_TASK TO CARRY OUT:_
Pictures stay out of this copy; please retype only the lines from the start of the records through the line with "import plotly.graph_objects as go".
-------- ROWS
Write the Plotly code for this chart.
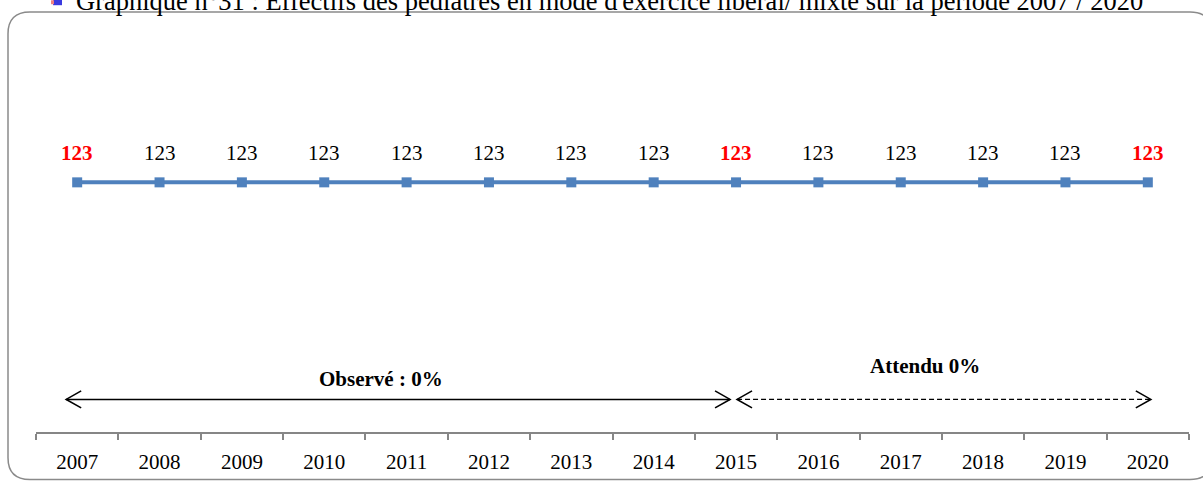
import plotly.graph_objects as go

# Data
years = ["2007", "2008", "2009", "2010", "2011", "2012", "2013",
         "2014", "2015", "2016", "2017", "2018", "2019", "2020"]
effectifs = [123, 123, 123, 123, 123, 123, 123, 123, 123, 123, 123, 123, 123, 123]
highlight_years = ["2007", "2015", "2020"]
observed_label = "Observé : 0%"
expected_label = "Attendu 0%"
title_text = ("Graphique n°31 : Effectifs des pédiatres en mode d'exercice "
              "libéral/ mixte sur la période 2007 / 2020")

# Canvas / plot area geometry (pixels)
W, H = 1203, 486
ML, MR, MT, MB = 36, 14, 22, 49
PW, PH = W - ML - MR, H - MT - MB
X_AXIS_PX = H - MB


def px_x(x):
    return (x - ML) / PW


def px_y(y):
    return (X_AXIS_PX - y) / PH


FONT = "Liberation Serif"
BLUE = "#4f81bd"
GREY = "#868686"

fig = go.Figure()
fig.add_trace(go.Scatter(
    x=years, y=effectifs, mode="lines+markers",
    line=dict(color=BLUE, width=4),
    marker=dict(symbol="square", size=10, color=BLUE),
    hoverinfo="x+y", showlegend=False,
))

annotations = []
# value labels above each point (category index used as x position)
for i, (yr, v) in enumerate(zip(years, effectifs)):
    hot = yr in highlight_years
    annotations.append(dict(
        x=i, y=v, xref="x", yref="y", showarrow=False,
        xanchor="center", yanchor="middle",
        text=f"<b>{v}</b>" if hot else str(v), yshift=29,
        font=dict(family=FONT, size=21, color="#ff0000" if hot else "black"),
    ))

# period labels
annotations.append(dict(
    x=px_x(381), y=px_y(383), xref="paper", yref="paper", showarrow=False,
    xanchor="center", yanchor="middle",
    text=f"<b>{observed_label}</b>", font=dict(family=FONT, size=21, color="black"),
))
annotations.append(dict(
    x=px_x(925), y=px_y(370), xref="paper", yref="paper", showarrow=False,
    xanchor="center", yanchor="middle",
    text=f"<b>{expected_label}</b>", font=dict(family=FONT, size=21, color="black"),
))

# title (partly above the canvas)
annotations.append(dict(
    x=px_x(609), y=px_y(0.5), xref="paper", yref="paper", showarrow=False,
    xanchor="center", yanchor="middle", text=title_text,
    font=dict(family=FONT, size=26.5, color="black"),
))

# period arrows
ARROW_Y = px_y(404)
step = PW / len(years)
i_first = 0
i_split = years.index("2015")
i_last = len(years) - 1
obs_x0 = i_first - 11 / step
obs_x1 = i_split - 6 / step
exp_x0 = i_split + 1 / step
exp_x1 = i_last + 3 / step

shapes = [
    dict(type="line", xref="x", yref="paper", x0=obs_x0, x1=obs_x1,
         y0=ARROW_Y, y1=ARROW_Y, line=dict(color="black", width=1.5)),
    dict(type="line", xref="x", yref="paper", x0=exp_x0, x1=exp_x1,
         y0=ARROW_Y, y1=ARROW_Y, line=dict(color="black", width=1.3, dash="5px,3px")),
]


def chevron(x_tip, direction):
    d = 15 * direction
    return dict(
        type="path", xref="x", yref="paper", xsizemode="pixel", ysizemode="pixel",
        xanchor=x_tip, yanchor=ARROW_Y,
        path=f"M {-d},8.5 L 0,0 L {-d},-8.5",
        line=dict(color="black", width=1.6),
    )


shapes += [chevron(obs_x0, -1), chevron(obs_x1, 1),
           chevron(exp_x0, -1), chevron(exp_x1, 1)]

# rounded frame around the chart
fx0, fx1 = px_x(8), px_x(1212)
fy0, fy1 = px_y(485), px_y(12)
rx, ry = 22 / PW, 22 / PH
frame_path = (
    f"M {fx0 + rx},{fy1} L {fx1 - rx},{fy1} Q {fx1},{fy1} {fx1},{fy1 - ry} "
    f"L {fx1},{fy0 + ry} Q {fx1},{fy0} {fx1 - rx},{fy0} "
    f"L {fx0 + rx},{fy0} Q {fx0},{fy0} {fx0},{fy0 + ry} "
    f"L {fx0},{fy1 - ry} Q {fx0},{fy1} {fx0 + rx},{fy1} Z"
)
shapes.append(dict(type="path", xref="paper", yref="paper", path=frame_path,
                   line=dict(color="#8a8a8a", width=1.5), layer="below"))

# small bullet icon before the title
shapes.append(dict(type="rect", xref="paper", yref="paper",
                   x0=px_x(53), x1=px_x(62), y0=px_y(5), y1=px_y(-2),
                   fillcolor="#3a3adf", line=dict(width=0)))
shapes.append(dict(type="rect", xref="paper", yref="paper",
                   x0=px_x(51), x1=px_x(54), y0=px_y(4), y1=px_y(0),
                   fillcolor="#f08080", line=dict(width=0)))

fig.update_layout(
    width=W, height=H,
    margin=dict(l=ML, r=MR, t=MT, b=MB),
    paper_bgcolor="white", plot_bgcolor="white",
    annotations=annotations, shapes=shapes,
    xaxis=dict(
        type="category", range=[-0.5, len(years) - 0.5],
        showline=True, linecolor=GREY, linewidth=1.5,
        ticks="outside", ticklen=6, tickcolor=GREY, tickwidth=1.5,
        tickson="boundaries", showgrid=False, zeroline=False,
        tickfont=dict(family=FONT, size=21, color="black"),
        ticklabelstandoff=10,
    ),
    yaxis=dict(range=[0, 202], visible=False, fixedrange=True),
)

fig.write_html("out.html")
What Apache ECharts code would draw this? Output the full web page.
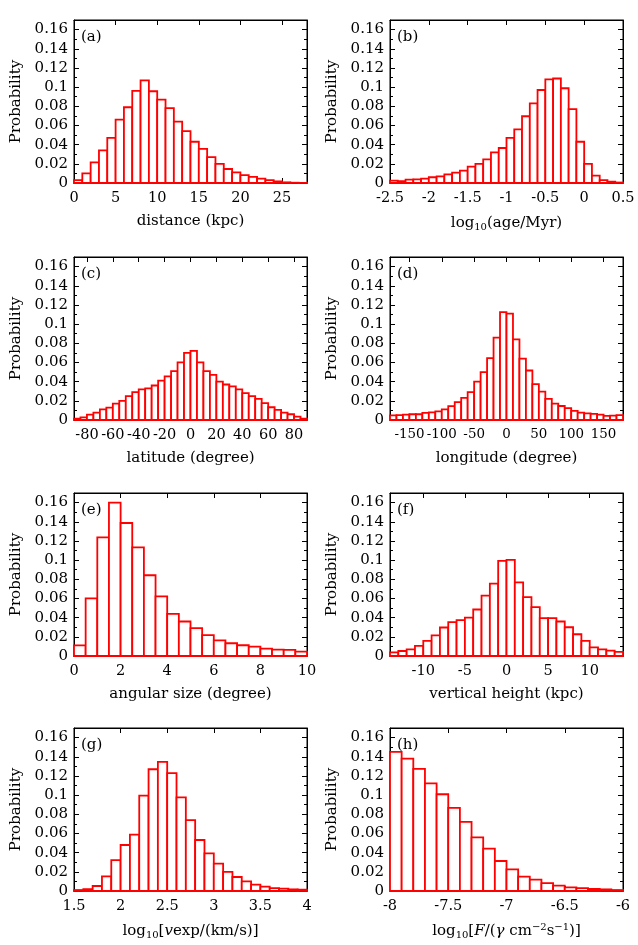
<!DOCTYPE html>
<html>
<head>
<meta charset="utf-8">
<script src="https://cdn.jsdelivr.net/npm/echarts@6/dist/echarts.min.js"></script>
<style>
  html, body { margin: 0; padding: 0; background: #fff; }
  #chart { width: 638px; height: 945px; }
</style>
</head>
<body>
<div id="chart"></div>
<script>
  // histogram values, one array per panel (bins start at xRange[0])
  var distanceProb = [0.003, 0.010, 0.0216, 0.034, 0.047, 0.066, 0.079, 0.096, 0.107, 0.0957, 0.087, 0.078, 0.064, 0.054,
    0.043, 0.0355, 0.027, 0.020, 0.0146, 0.011, 0.0083, 0.0063, 0.0045, 0.003, 0.0017, 0.0007, 0.0003, 0.0001]
  var ageProb = [0.0024, 0.002, 0.0035, 0.0038, 0.0045, 0.006, 0.007, 0.009, 0.0108, 0.013, 0.017, 0.020, 0.0247, 0.032,
    0.0365, 0.047, 0.056, 0.0696, 0.083, 0.097, 0.108, 0.109, 0.0988, 0.077, 0.043, 0.020, 0.0077, 0.003, 0.0014, 0.0005]
  var latitudeProb = [0.0014, 0.0028, 0.0056, 0.0077, 0.011, 0.013, 0.017, 0.020, 0.025, 0.029, 0.032, 0.033, 0.036, 0.041,
    0.0456, 0.051, 0.060, 0.070, 0.072, 0.060, 0.051, 0.047, 0.040, 0.037, 0.035, 0.032, 0.028, 0.025, 0.022, 0.0175,
    0.0133, 0.0105, 0.0077, 0.006, 0.0035, 0.0014]
  var longitudeProb = [0.0049, 0.005, 0.0056, 0.006, 0.006, 0.0074, 0.008, 0.009, 0.011, 0.0144, 0.0186, 0.023, 0.029, 0.040,
    0.050, 0.0646, 0.086, 0.1125, 0.111, 0.084, 0.064, 0.0516, 0.0375, 0.0295, 0.022, 0.017, 0.0146, 0.0123, 0.0095,
    0.0077, 0.007, 0.0063, 0.0056, 0.0042, 0.0046, 0.005]
  var angularProb = [0.011, 0.060, 0.1237, 0.160, 0.1387, 0.1132, 0.0842, 0.0622, 0.044, 0.036, 0.029, 0.0217, 0.0164,
    0.0133, 0.0112, 0.0098, 0.0077, 0.0066, 0.0063, 0.0045]
  var heightProb = [0.0038, 0.0052, 0.007, 0.0105, 0.0157, 0.0216, 0.0297, 0.0353, 0.0374, 0.040, 0.0485, 0.063, 0.0755,
    0.0992, 0.1003, 0.0768, 0.0615, 0.051, 0.0395, 0.0395, 0.036, 0.030, 0.0227, 0.0157, 0.009, 0.007, 0.0056, 0.0042]
  var vexpProb = [0.001, 0.002, 0.0052, 0.0153, 0.0323, 0.048, 0.0588, 0.0995, 0.127, 0.1346, 0.123, 0.0977, 0.074, 0.0532,
    0.0393, 0.0285, 0.020, 0.0146, 0.010, 0.0066, 0.0045, 0.0031, 0.0024, 0.0017, 0.0014]
  var fluxProb = [0.145, 0.138, 0.1273, 0.1123, 0.1009, 0.0866, 0.072, 0.056, 0.0442, 0.0313, 0.0226, 0.015, 0.0118,
    0.0083, 0.0056, 0.0038, 0.0031, 0.0021, 0.0017, 0.001]

  // x tick labels per panel
  var distanceTicks = [0, 5, 10, 15, 20, 25]
  var ageTicks = [-2.5, -2, -1.5, -1, -0.5, 0, 0.5]
  var latitudeTicks = [-80, -60, -40, -20, 0, 20, 40, 60, 80]
  var longitudeTicks = [-150, -100, -50, 0, 50, 100, 150]
  var angularTicks = [0, 2, 4, 6, 8, 10]
  var heightTicks = [-10, -5, 0, 5, 10]
  var vexpTicks = [1.5, 2, 2.5, 3, 3.5, 4]
  var fluxTicks = [-8, -7.5, -7, -6.5, -6]

  var yTicks = [0, 0.02, 0.04, 0.06, 0.08, 0.1, 0.12, 0.14, 0.16]

  var panels = [
    { tag: '(a)', name: 'distance (kpc)', range: [0, 28], bin: 1, prob: distanceProb, ticks: distanceTicks },
    { tag: '(b)', name: 'log{sub|10}(age/Myr)', range: [-2.5, 0.5], bin: 0.1, prob: ageProb, ticks: ageTicks },
    { tag: '(c)', name: 'latitude (degree)', range: [-90, 90], bin: 5, prob: latitudeProb, ticks: latitudeTicks },
    { tag: '(d)', name: 'longitude (degree)', range: [-180, 180], bin: 10, prob: longitudeProb, ticks: longitudeTicks, labelSize: 13.4 },
    { tag: '(e)', name: 'angular size (degree)', range: [0, 10], bin: 0.5, prob: angularProb, ticks: angularTicks },
    { tag: '(f)', name: 'vertical height (kpc)', range: [-14, 14], bin: 1, prob: heightProb, ticks: heightTicks },
    { tag: '(g)', name: 'log{sub|10}[{it|v}exp/(km/s)]', range: [1.5, 4], bin: 0.1, prob: vexpProb, ticks: vexpTicks },
    { tag: '(h)', name: 'log{sub|10}[{it|F}/({it|γ} cm{sup|−2}s{sup|−1})]', range: [-8, -6], bin: 0.1, prob: fluxProb, ticks: fluxTicks }
  ]

  var FONT = 'DejaVu Serif'
  var colLeft = [74, 390]
  var rowTop = [20, 257, 493, 728]
  var plotW = 233
  var plotH = 163

  var rich = {
    sub: { fontFamily: FONT, fontSize: 10, color: '#000', verticalAlign: 'bottom', padding: [8, 0, 0, 0] },
    sup: { fontFamily: FONT, fontSize: 10, color: '#000', verticalAlign: 'top', padding: [0, 0, 8, 0] },
    it: { fontFamily: FONT, fontSize: 15, fontStyle: 'italic', color: '#000' }
  }

  var grid = [], xAxis = [], yAxis = [], series = [], title = []

  panels.forEach(function (p, i) {
    var left = colLeft[i % 2]
    var top = rowTop[Math.floor(i / 2)]
    grid.push({ left: left, top: top, width: plotW, height: plotH, show: true, borderColor: '#000', borderWidth: 1, backgroundColor: '#fff' })

    var tickStyle = { show: true, inside: true, length: 5, lineStyle: { color: '#000', width: 1 } }
    var frame = { show: true, onZero: false, lineStyle: { color: '#000' } }
    xAxis.push({
      type: 'value', gridIndex: i, min: p.range[0], max: p.range[1], position: 'bottom',
      name: p.name, nameLocation: 'middle', nameGap: 31,
      nameTextStyle: { fontFamily: FONT, fontSize: 15, color: '#000', rich: rich },
      axisLine: frame,
      axisTick: Object.assign({ customValues: p.ticks }, tickStyle),
      axisLabel: {
        customValues: p.ticks, hideOverlap: false, showMinLabel: true, showMaxLabel: true,
        fontFamily: FONT, fontSize: p.labelSize || 14.5, color: '#000', margin: 8
      },
      splitLine: { show: false }
    })
    xAxis.push({
      type: 'value', gridIndex: i, min: p.range[0], max: p.range[1], position: 'top',
      axisLine: frame,
      axisTick: Object.assign({ customValues: p.ticks }, tickStyle),
      axisLabel: { show: false },
      splitLine: { show: false }
    })
    yAxis.push({
      type: 'value', gridIndex: i, min: 0, max: 0.17, interval: 0.02, position: 'left',
      name: 'Probability', nameLocation: 'middle', nameGap: 50, nameRotate: 90,
      nameTextStyle: { fontFamily: FONT, fontSize: 15, color: '#000' },
      axisLine: frame,
      axisTick: tickStyle,
      minorTick: { show: true, splitNumber: 2, length: 3, lineStyle: { color: '#000' } },
      axisLabel: { customValues: yTicks, fontFamily: FONT, fontSize: 15, color: '#000', margin: 6 },
      splitLine: { show: false }
    })
    yAxis.push({
      type: 'value', gridIndex: i, min: 0, max: 0.17, interval: 0.02, position: 'right',
      axisLine: frame,
      axisTick: tickStyle,
      minorTick: { show: true, splitNumber: 2, length: 3, lineStyle: { color: '#000' } },
      axisLabel: { show: false },
      splitLine: { show: false }
    })

    var data = p.prob.map(function (v, k) {
      var x0 = p.range[0] + k * p.bin
      return [x0, x0 + p.bin, v]
    })
    series.push({
      type: 'custom',
      xAxisIndex: i * 2,
      yAxisIndex: i * 2,
      encode: { x: [0, 1], y: 2 },
      data: data,
      silent: true,
      animation: false,
      renderItem: function (params, api) {
        var a = api.coord([api.value(0), api.value(2)])
        var b = api.coord([api.value(1), 0])
        return {
          type: 'rect',
          shape: { x: a[0], y: a[1], width: b[0] - a[0], height: b[1] - a[1] },
          style: { fill: '#fff', stroke: '#ff0000', lineWidth: 1.8 }
        }
      }
    })

    title.push({
      text: p.tag, left: left + 7, top: top + 10,
      textStyle: { fontFamily: FONT, fontSize: 15, fontWeight: 'normal', color: '#000' },
      padding: 0
    })
  })

  var chart = echarts.init(document.getElementById('chart'), null, { renderer: 'canvas' })
  chart.setOption({
    animation: false,
    backgroundColor: '#fff',
    title: title,
    grid: grid,
    xAxis: xAxis,
    yAxis: yAxis,
    series: series
  })
</script>
</body>
</html>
----------------
_WRITTEN SOLUTION:_
Write the Plotly code for this chart.
import plotly.graph_objects as go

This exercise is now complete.